• _TASK REQUIREMENTS_: Please retype the data in full and exactly; the pictures are not part of the copy.

• _PROVIDED RECORDS_:
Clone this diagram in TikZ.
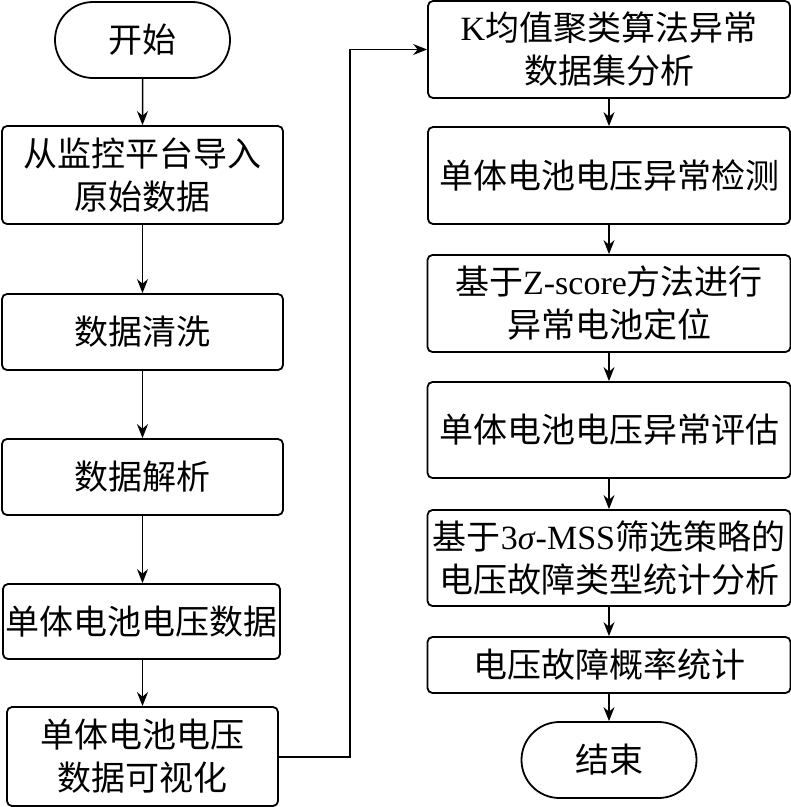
\documentclass[tikz,border=0pt]{standalone}
\usepackage{fontspec}
\setmainfont{Liberation Serif}
\newfontfamily\cjkfont{Noto Sans CJK SC}
\newcommand\lat[1]{{\rmfamily #1}}
\usetikzlibrary{shapes.misc,arrows.meta}
\begin{document}
\begin{tikzpicture}[x=1pt,y=-1pt,
  every node/.style={font=\cjkfont\fontsize{34}{43}\selectfont, align=center, inner sep=0pt},
  box/.style={draw, line width=1.8pt, rounded corners=5pt, rectangle},
  term/.style={draw, line width=1.8pt, rounded rectangle, minimum width=175pt, minimum height=76pt},
  arr/.style={line width=1.5pt, -{Stealth[length=14pt,width=11pt]}}]
\useasboundingbox (0,0) rectangle (791,807);
% left column
\node[term] (start) at (142.5,40) {开始};
\node[box, minimum width=281pt, minimum height=98pt] (b1) at (142.5,175) {从监控平台导入\\原始数据};
\node[box, minimum width=281pt, minimum height=76pt] (b2) at (142.5,332) {数据清洗};
\node[box, minimum width=281pt, minimum height=76pt] (b3) at (142.5,477) {数据解析};
\node[box, minimum width=277pt, minimum height=75pt] (b4) at (141.5,621.5) {单体电池电压数据};
\node[box, minimum width=271pt, minimum height=99pt] (b5) at (142.5,756.5) {单体电池电压\\数据可视化};
% right column
\node[box, minimum width=362pt, minimum height=97pt] (r1) at (609,49.5) {\lat{K}均值聚类算法异常\\数据集分析};
\node[box, minimum width=362pt, minimum height=97pt] (r2) at (609,175.5) {单体电池电压异常检测};
\node[box, minimum width=363pt, minimum height=97pt] (r3) at (609,303.5) {基于\lat{Z-score}方法进行\\异常电池定位};
\node[box, minimum width=363pt, minimum height=96pt] (r4) at (609,430) {单体电池电压异常评估};
\node[box, minimum width=363pt, minimum height=96pt] (r5) at (609,558) {基于\lat{3\textit{σ}-MSS}筛选策略的\\电压故障类型统计分析};
\node[box, minimum width=363pt, minimum height=56pt] (r6) at (609,665) {电压故障概率统计};
\node[term] (end) at (609,760) {结束};
% connectors
\draw[arr] (start) -- (b1);
\draw[arr] (b1) -- (b2);
\draw[arr] (b2) -- (b3);
\draw[arr] (b3.south) -- (b3.south |- b4.north);
\draw[arr] (b5.north |- b4.south) -- (b5.north);
\coordinate (turn) at (350,757);
\draw[arr] (b5.east |- turn) -- (turn) |- (r1.west);
\draw[arr] (r1) -- (r2);
\draw[arr] (r2) -- (r3);
\draw[arr] (r3) -- (r4);
\draw[arr] (r4) -- (r5);
\draw[arr] (r5) -- (r6);
\draw[arr] (r6) -- (end);
\end{tikzpicture}
\end{document}
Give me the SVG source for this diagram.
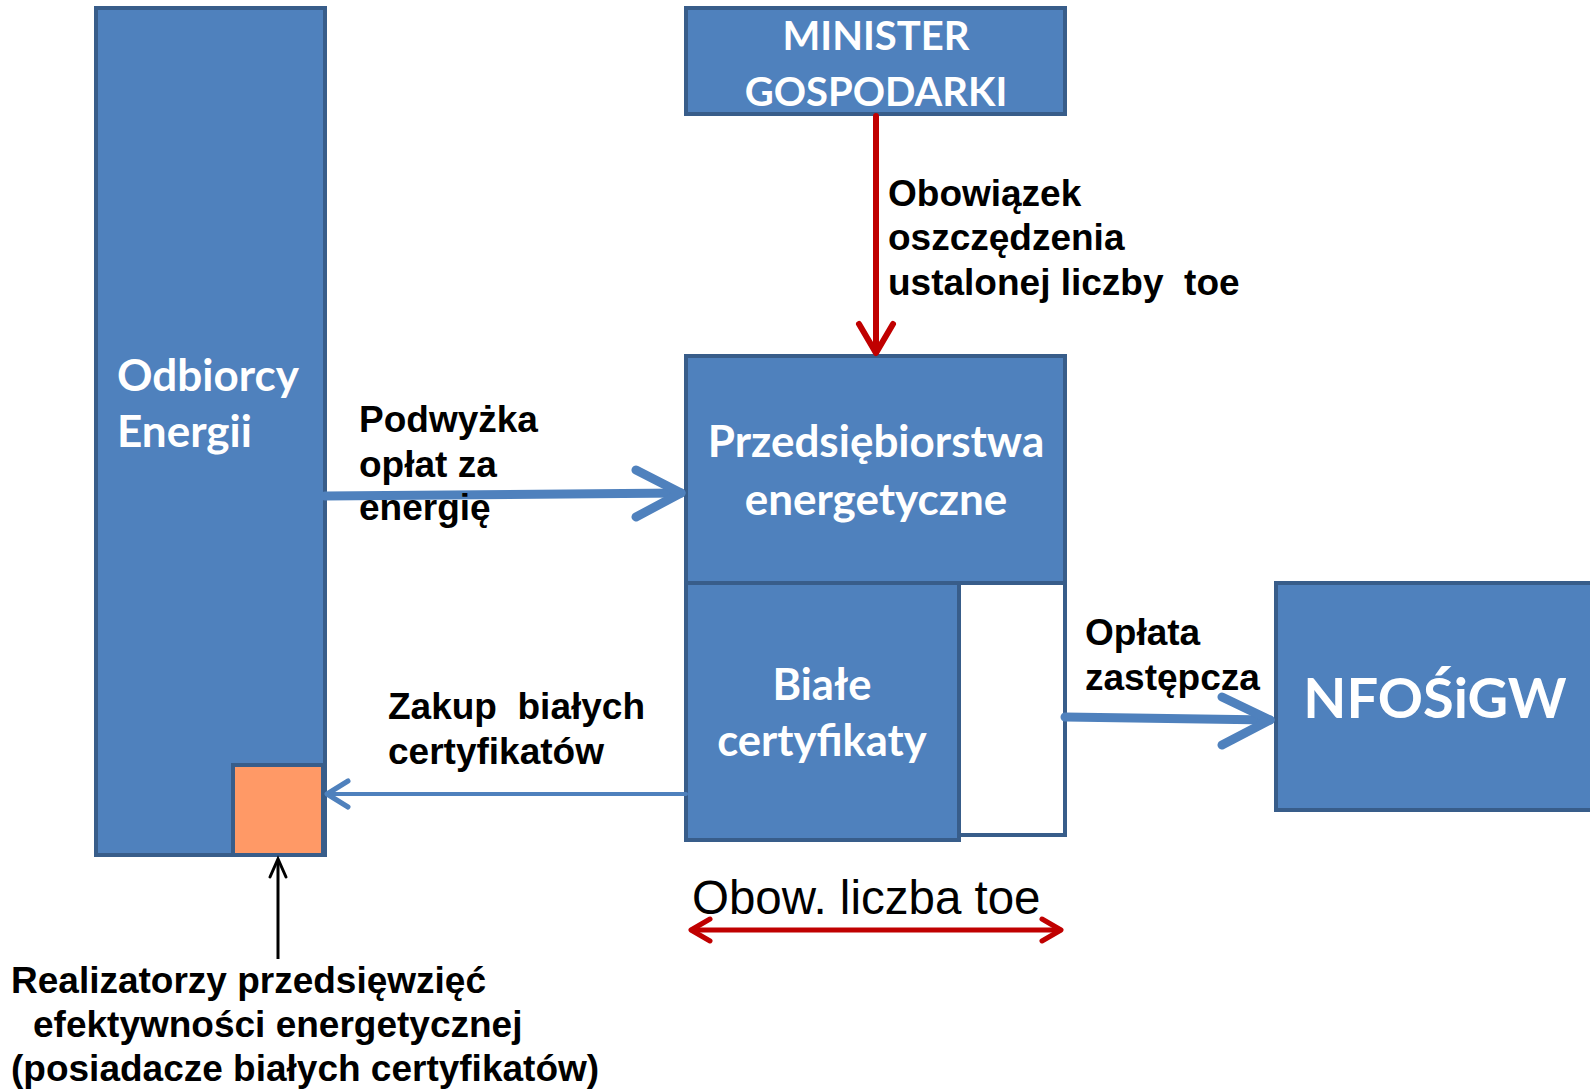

• _SOLUTION TO THIS EXERCISE_:
Clone this diagram in TikZ.
\documentclass[tikz,border=0pt]{standalone}
\usepackage{fontspec}
\setmainfont{Liberation Serif}
\newfontfamily\cjkfont{Noto Sans CJK SC}
\newcommand\lat[1]{{\rmfamily #1}}
\usetikzlibrary{shapes.misc,arrows.meta}
\begin{document}
\begin{tikzpicture}[x=1pt,y=-1pt,
  every node/.style={font=\cjkfont\fontsize{34}{43}\selectfont, align=center, inner sep=0pt},
  box/.style={draw, line width=1.8pt, rounded corners=5pt, rectangle},
  term/.style={draw, line width=1.8pt, rounded rectangle, minimum width=175pt, minimum height=76pt},
  arr/.style={line width=1.5pt, -{Stealth[length=14pt,width=11pt]}}]
\useasboundingbox (0,0) rectangle (791,807);
% left column
\node[term] (start) at (142.5,40) {开始};
\node[box, minimum width=281pt, minimum height=98pt] (b1) at (142.5,175) {从监控平台导入\\原始数据};
\node[box, minimum width=281pt, minimum height=76pt] (b2) at (142.5,332) {数据清洗};
\node[box, minimum width=281pt, minimum height=76pt] (b3) at (142.5,477) {数据解析};
\node[box, minimum width=277pt, minimum height=75pt] (b4) at (141.5,621.5) {单体电池电压数据};
\node[box, minimum width=271pt, minimum height=99pt] (b5) at (142.5,756.5) {单体电池电压\\数据可视化};
% right column
\node[box, minimum width=362pt, minimum height=97pt] (r1) at (609,49.5) {\lat{K}均值聚类算法异常\\数据集分析};
\node[box, minimum width=362pt, minimum height=97pt] (r2) at (609,175.5) {单体电池电压异常检测};
\node[box, minimum width=363pt, minimum height=97pt] (r3) at (609,303.5) {基于\lat{Z-score}方法进行\\异常电池定位};
\node[box, minimum width=363pt, minimum height=96pt] (r4) at (609,430) {单体电池电压异常评估};
\node[box, minimum width=363pt, minimum height=96pt] (r5) at (609,558) {基于\lat{3\textit{σ}-MSS}筛选策略的\\电压故障类型统计分析};
\node[box, minimum width=363pt, minimum height=56pt] (r6) at (609,665) {电压故障概率统计};
\node[term] (end) at (609,760) {结束};
% connectors
\draw[arr] (start) -- (b1);
\draw[arr] (b1) -- (b2);
\draw[arr] (b2) -- (b3);
\draw[arr] (b3.south) -- (b3.south |- b4.north);
\draw[arr] (b5.north |- b4.south) -- (b5.north);
\coordinate (turn) at (350,757);
\draw[arr] (b5.east |- turn) -- (turn) |- (r1.west);
\draw[arr] (r1) -- (r2);
\draw[arr] (r2) -- (r3);
\draw[arr] (r3) -- (r4);
\draw[arr] (r4) -- (r5);
\draw[arr] (r5) -- (r6);
\draw[arr] (r6) -- (end);
\end{tikzpicture}
\end{document}
Give me the SVG source for this diagram.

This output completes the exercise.